The Luttrell family motto over the main entrance to the house, 'Gained by strength, held by skill', epitomises their almost continuous occupancy from 1405 for nearly 600 years. With an unbroken lineage since the time of William the Conqueror, their family archives relate a record of land ownership and service throughout the centuries.
George Luttrell (1560 – 1629) - builder of the Jacobean mansion
 © courtesy of Col Sir Walter Luttrell
Life was never dull for George Luttrell who inherited the castle in 1571. His grandmother Margaret objected strongly to his proposed marriage to Joan Stewkley, branding her a ‘slutte’ with ‘no good qualities’. The pair only married after Margaret's death. When Joan died, George married Sylvestra Capps. She had a reputation as a harridan and vixen, and George found her 'greedy, unpleasant and vulgar'.
Despite this apparent domestic discord, George set about transforming the castle with a new house. Locally, he built the Yarn Market in Dunster Village and the pier at Minehead. Unfortunately George fell out with his architect for the new house, William Arnold, and refused to pay his fees.

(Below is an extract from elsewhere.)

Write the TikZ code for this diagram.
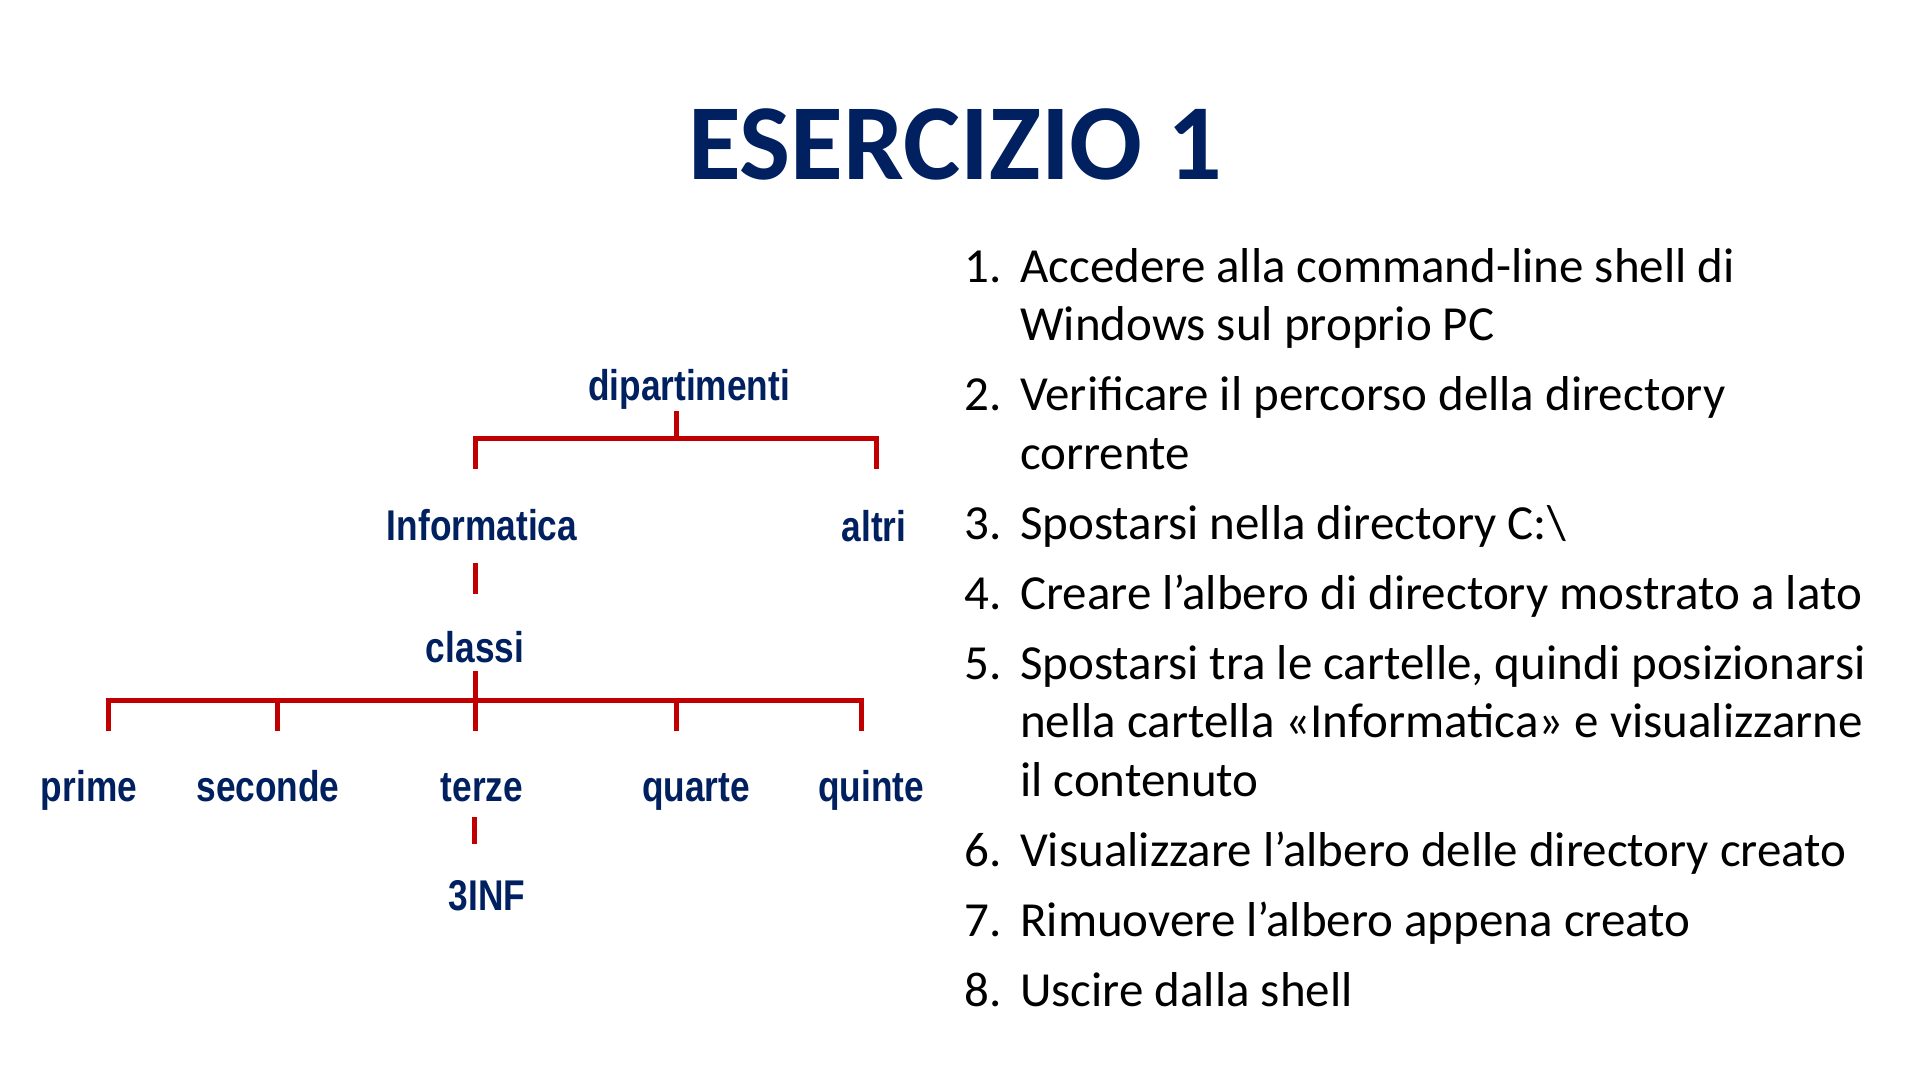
\documentclass[tikz,border=0pt]{standalone}
\usepackage{fontspec}
\setmainfont{Carlito}
\newfontfamily\treefont{Liberation Sans}[FakeStretch=0.82]
\definecolor{navy}{HTML}{002060}
\definecolor{branchred}{HTML}{C00000}
\begin{document}
\begin{tikzpicture}[x=1pt,y=-1pt,
  title/.style={font=\fontsize{108}{120}\selectfont\bfseries, text=navy, inner sep=0pt, anchor=base},
  dir/.style={font=\treefont\fontsize{43}{50}\selectfont\bfseries, text=navy, inner sep=0pt, anchor=base},
  branch/.style={draw=branchred, line width=5pt},
  num/.style={font=\fontsize{49}{58}\selectfont, inner sep=0pt, anchor=base west},
  item/.style={font=\fontsize{49}{58}\selectfont, inner sep=0pt, anchor=base west}]
\useasboundingbox[fill=white] (0,0) rectangle (1920,1080);

% heading
\node[title] (head) at (955,179) {ESERCIZIO 1};

% directory tree labels
\node[dir] (dip)   at (689,400) {dipartimenti};
\node[dir] (inf)   at (482,540) {Informatica};
\node[dir] (altri) at (874,541) {altri};
\node[dir] (cls)   at (475,662) {classi};
\node[dir] (prime) at (89,801)  {prime};
\node[dir] (sec)   at (268,801) {seconde};
\node[dir] (ter)   at (482,801) {terze};
\node[dir] (qua)   at (696,801) {quarte};
\node[dir] (qui)   at (871,801) {quinte};
\node[dir] (inf3)  at (487,910) {3INF};

% junction points of the branches
\coordinate (dipstub) at (676,411);
\coordinate (topbar)  at (676,438);
\coordinate (tl) at (475,438);
\coordinate (tr) at (876,438);
\coordinate (infstubtop) at (475,563);
\coordinate (infstubbot) at (475,594);
\coordinate (clsstub) at (475,671);
\coordinate (lowbar)  at (475,700);
\coordinate (bl) at (108,700);
\coordinate (br) at (861,700);
\coordinate (terstubtop) at (474,817);
\coordinate (terstubbot) at (474,844);

% dipartimenti -> Informatica, altri
\draw[branch] (dipstub) -- (topbar);
\draw[branch] (tl) -- (tr);
\draw[branch] (tl) ++(0,-2.5) -- ++(0,33.5);
\draw[branch] (tr) ++(0,-2.5) -- ++(0,33.5);

% Informatica -> classi
\draw[branch] (infstubtop) -- (infstubbot);

% classi -> the five year folders
\draw[branch] (clsstub) -- (lowbar);
\draw[branch] (bl) -- (br);
\foreach \xx in {108,277,475,676,861}
  \draw[branch] (\xx,697.5) -- (\xx,731);

% terze -> 3INF
\draw[branch] (terstubtop) -- (terstubbot);

% exercise steps
\foreach \n/\y in {1/282,2/410.5,3/539,4/609,5/679,6/866,7/936,8/1006}
  \node[num] (n\n) at (964,\y) {\n.};

\node[item] (s1a) at (1020,282)   {Accedere alla command-line shell di};
\node[item] (s1b) at (1020,340.5) {Windows sul proprio PC};
\node[item] (s2a) at (1020,410.5) {Verificare il percorso della directory};
\node[item] (s2b) at (1020,469)   {corrente};
\node[item] (s3)  at (1020,539)   {Spostarsi nella directory C:\textbackslash};
\node[item] (s4)  at (1020,609)   {Creare l’albero di directory mostrato a lato};
\node[item] (s5a) at (1020,679)   {Spostarsi tra le cartelle, quindi posizionarsi};
\node[item] (s5b) at (1020,737.5) {nella cartella «Informatica» e visualizzarne};
\node[item] (s5c) at (1020,796)   {il contenuto};
\node[item] (s6)  at (1020,866)   {Visualizzare l’albero delle directory creato};
\node[item] (s7)  at (1020,936)   {Rimuovere l’albero appena creato};
\node[item] (s8)  at (1020,1006)  {Uscire dalla shell};
\end{tikzpicture}
\end{document}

George Fownes Luttrell (1826 – 1910) – builder of the Victorian country manor house
 © NTPL / John Hammond
George Fownes Luttrell inherited the castle in 1867. He engaged the architect Antony Salvin in 1868 to modernise the old Jacobean mansion, transforming it into a Victorian country manor house. Salvin added a billiard room, library, conservatory and servants’ domestic quarters.
George Fownes Luttrell helped bring the West Somerset Railway to Minehead and developed the town as a seaside resort.